Una paradoja egoísta
En segundo lugar, el antropólogo y escritor especifica que «la generosidad nos cuesta porque pensamos que estamos más solos de lo que estamos». Y lo explica: «Una paradoja de nuestro tiempo, señalada por muchos, es que en la era de la hiperconectividad, cada vez hay más gente que se siente sola» y «la convicción individualista de que cada cual vive en su mundo y de que el destino de los demás no me compete, apaga la llama de la generosidad».
La realidad, matiza el autor de Elogio espiritual de la generosidad (ed. San Pablo), es que «por supuesto que no estamos solos, sino todo lo contrario. Dependemos más que nunca unos de los otros, viajamos todos en la misma barca y el destino de cualquier persona y pueblo afecta a todos los demás. Entenderlo redundaría en una mayor toma de conciencia de la imperiosa necesidad de ser un poco más generosos».
La cantinela capitalista
En tercer lugar, «la generosidad nos cuesta porque nos hemos creído la cantinela, tan propia del capitalismo, de que somos lo que tenemos», explica Colom.
«El paradigma del rendimiento económico lo invade todo, hasta el punto de que muchas personas terminan convenciéndose de que el único modo que existe para calibrar su valía personal es contar el dinero que atesoran en el banco. Asimilan su éxito —que por supuesto podría considerarse desde una enorme variedad de ángulos— a su fortuna», indica.
Y, desde esta perspectiva, «el desprendimiento se hace muy cuesta arriba, porque para quienes viven persuadidos de que su identidad depende de sus tesoros, dar de lo suyo equivale a poner en riesgo su misma integridad».
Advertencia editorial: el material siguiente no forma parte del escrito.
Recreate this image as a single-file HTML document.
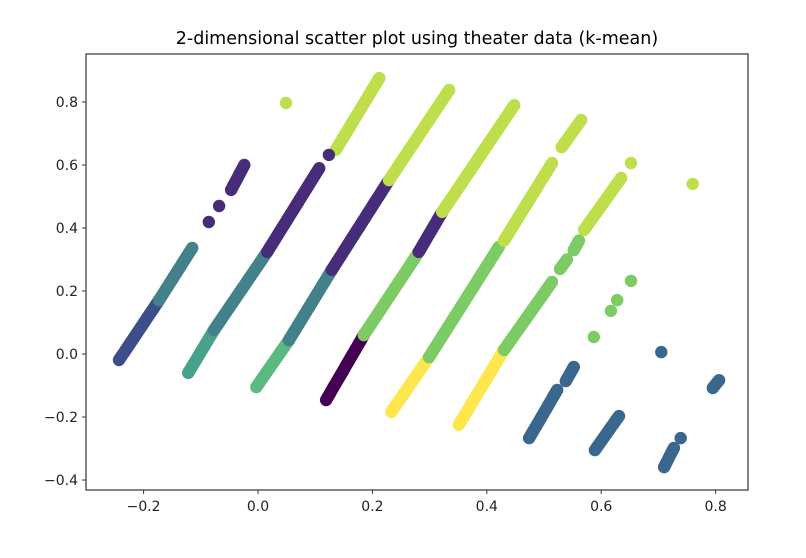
<!DOCTYPE html>
<html><head><meta charset="utf-8"><style>
body{margin:0;background:#fff;}
svg{display:block;font-family:"DejaVu Sans","Liberation Sans",sans-serif;}
</style></head><body>
<svg id="chart" width="806" height="558" viewBox="0 0 806 558">
<text x="417" y="44" font-size="17.5" text-anchor="middle" fill="#000">2-dimensional scatter plot using theater data (k-mean)</text>
<g id="marks"></g>
<rect x="86" y="54" width="662" height="436" fill="none" stroke="#333" stroke-width="1.2"/>
<g id="axes"></g>
</svg>
<script>
const xTicks = [-0.2, 0.0, 0.2, 0.4, 0.6, 0.8];
const yTicks = [-0.4, -0.2, 0.0, 0.2, 0.4, 0.6, 0.8];
const palette = ["#440154","#472c7a","#3d4e8a","#3a678e","#43818b","#48a18a","#5cb97f","#7ccb64","#bedf4b","#fde74c"];
// segments: [x1, y1, x2, y2, colorIndex]
const segX1 = [-0.243,-0.173,-0.047,-0.122,-0.077,0.016,0.136,-0.003,0.054,0.129,0.229,0.119,0.185,0.281,0.322,0.233,0.299,0.43,0.531,0.351,0.430,0.528,0.552,0.570,0.474,0.538,0.589,0.710,0.795];
const segY1 = [-0.019,0.171,0.521,-0.060,0.076,0.324,0.648,-0.105,0.044,0.267,0.552,-0.146,0.060,0.324,0.451,-0.184,-0.010,0.36,0.657,-0.225,0.013,0.27,0.33,0.394,-0.267,-0.086,-0.305,-0.359,-0.108];
const segX2 = [-0.173,-0.115,-0.024,-0.077,0.016,0.107,0.212,0.054,0.129,0.229,0.334,0.185,0.281,0.322,0.448,0.299,0.421,0.514,0.565,0.430,0.514,0.540,0.561,0.635,0.523,0.552,0.631,0.727,0.806];
const segY2 = [0.171,0.337,0.600,0.076,0.324,0.590,0.876,0.044,0.267,0.552,0.838,0.060,0.324,0.451,0.790,-0.010,0.340,0.606,0.743,0.013,0.229,0.30,0.36,0.559,-0.114,-0.041,-0.197,-0.298,-0.083];
const segC  = [2,4,1,5,4,1,8,6,4,1,8,0,7,1,8,9,7,8,8,9,7,7,7,8,3,3,3,3,3];
// single points
const ptX = [-0.086,-0.068,0.124,0.652,0.587,0.617,0.628,0.652,0.705,0.760,0.049,0.739];
const ptY = [0.419,0.470,0.632,0.606,0.054,0.137,0.171,0.232,0.006,0.540,0.797,-0.267];
const ptC = [1,1,1,8,7,7,7,7,3,8,8,3];

const L=86,R=748,T=54,B=490, xMin=-0.3007, xMax=0.8566, yMin=-0.4317, yMax=0.9524;
const sx=v=>L+(v-xMin)/(xMax-xMin)*(R-L);
const sy=v=>B-(v-yMin)/(yMax-yMin)*(B-T);
const NS="http://www.w3.org/2000/svg";
const marks=document.getElementById('marks');
function dot(x,y,c){
  const e=document.createElementNS(NS,'circle');
  
  
  e.setAttribute('cx',sx(x).toFixed(1));e.setAttribute('cy',sy(y).toFixed(1));
  e.setAttribute('r','6.2');e.setAttribute('fill',palette[c]);
  marks.appendChild(e);
}
for(let i=0;i<segX1.length;i++){
  const dx=sx(segX2[i])-sx(segX1[i]), dy=sy(segY2[i])-sy(segY1[i]);
  const n=Math.max(1,Math.round(Math.hypot(dx,dy)/2));
  for(let k=0;k<=n;k++){const t=k/n;dot(segX1[i]+(segX2[i]-segX1[i])*t,segY1[i]+(segY2[i]-segY1[i])*t,segC[i]);}
}
for(let i=0;i<ptX.length;i++) dot(ptX[i],ptY[i],ptC[i]);
const axes=document.getElementById('axes');
function el(tag,attrs,text){const e=document.createElementNS(NS,tag);for(const k in attrs)e.setAttribute(k,attrs[k]);if(text!==undefined)e.textContent=text;axes.appendChild(e);return e;}
xTicks.forEach(v=>{
  const x=sx(v);
  const t=el('line',{x1:x,x2:x,y1:B,y2:B+4,stroke:'#333','stroke-width':1});
  
  
  const l=el('text',{x:x,y:B+21,'font-size':14,'text-anchor':'middle',fill:'#222'},(v<0?'\u2212':'')+Math.abs(v).toFixed(1));
  
  
});
yTicks.forEach(v=>{
  const y=sy(v);
  const t=el('line',{x1:L-4,x2:L,y1:y,y2:y,stroke:'#333','stroke-width':1});
  
  
  const l=el('text',{x:L-8,y:y+5,'font-size':14,'text-anchor':'end',fill:'#222'},(v<0?'\u2212':'')+Math.abs(v).toFixed(1));
  
  
});
</script>
</body></html>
Esclavos de nuestros bienes
Por último, Martí Colom apunta hacia una de las enseñanzas más incómodas del Magisterio de la Iglesia: el destino común de los bienes. «La generosidad —afirma— nos cuesta porque nos creemos dueños de aquello de lo que solo somos custodios. La propiedad privada se convierte en una verdad intocable, en un axioma que no admite cuestionamientos. Nos creemos dueños y señores del dinero que hemos ganado —así como de nuestro tiempo, de nuestras energías, de nuestra inteligencia…— e ignoramos, porque nos conviene, que la fe nos invita a matizar el dogma de la propiedad privada, y a considerar que todo lo que tenemos, incluido lo material, es un don de Dios, más que el resultado de nuestros esfuerzos, y que Dios nos lo ha dado para nuestro disfrute personal, sí, pero también para que con ello contribuyamos al bien común».
La consecuencia inmediata de todo ello «es que terminamos esclavos de nuestros bienes: en vez de verlos como herramientas y medios para avanzar en nuestro crecimiento humano personal (y espiritual), terminamos considerándolos como un fin en sí mismos, nuestra razón de ser, el dios que adoramos».
Dones de Dios al servicio de los demás
Ante todas estas falsas creencias, este sacerdote misionero, antropólogo y escritor, señala que «la verdad es que tenemos mucho más de lo que a veces pensamos, que no estamos tan solos como creíamos, que somos más, muchísimo más, de lo que poseemos, y que, en realidad, lo que decimos que poseemos no es tan nuestro como pensábamos». Y concluye: «La fe ayuda a todo ello, pues cuando entiendes que eres infinitamente querido por Dios, descubres que este bien es tu mayor posesión, y lo único que necesitas. Y que, además, esto no podrá quitártelo nadie. Desde esta certeza es mucho más fácil vivir el desprendimiento» y llegar a «una reflexión más matizada acerca de la propiedad privada, en la que entendamos que lo nuestro es también de los demás: son bienes que Dios y la vida nos han regalado para que los pongamos al servicio del bien común».